Microfabrication of Ni-Fe Mold Insert via Hard X-ray Lithography and Electroforming Process

Abstract

In this research, a Ni-Fe mold insert for the efficient replication of high aspect-ratio microstructure arrays was fabricated via hard X-ray lithography and an electroforming process. For the X-ray exposure on a photoresist, a gold-based X-ray mask was prepared with conventional UV photolithography. The gold thickness was designed to be over 15 mu m to prevent development underneath the absorber and to enhance the adhesion strength between the photoresist and substrate.
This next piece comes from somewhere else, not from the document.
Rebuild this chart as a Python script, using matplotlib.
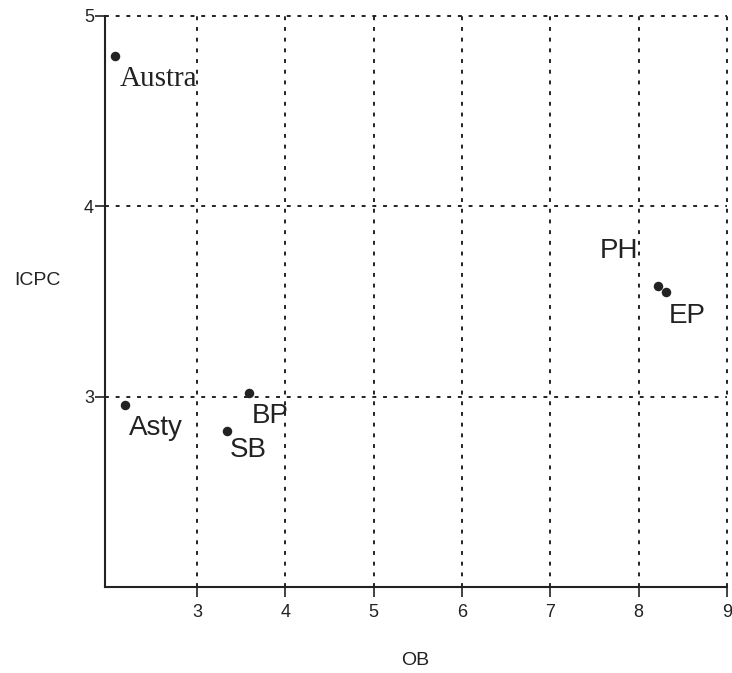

By using the X-ray mask, a positive-type photoresist was selectively exposed to X-ray under an exposure energy of 4 kJ/cm(3). Thereafter, the exposed region was developed in a downward direction to effectively remove the residual photoresist from the substrate. During the evaporation process, deionized water mixed with a surface additive prevented the bending and clustering of the photoresist microstructure arrays by lowering the capillary force, resulting in a defect-free mother structure for electroforming. Lastly, the mother structure was uniformly Ni-Fe electroformed on a conductive substrate without the formation of any pores or detachment from the substrate. Based on the proposed microfabrication process, a Ni-Fe mold insert with a 183 mu m pattern size, 68 mu m gap size, 550 mu m height, 2116 microcavities and a hardness of 585 Hv was precisely manufactured. It can be utilized for the mass production of high aspect ratio metal and ceramic microstructure arrays in micro molding technologies.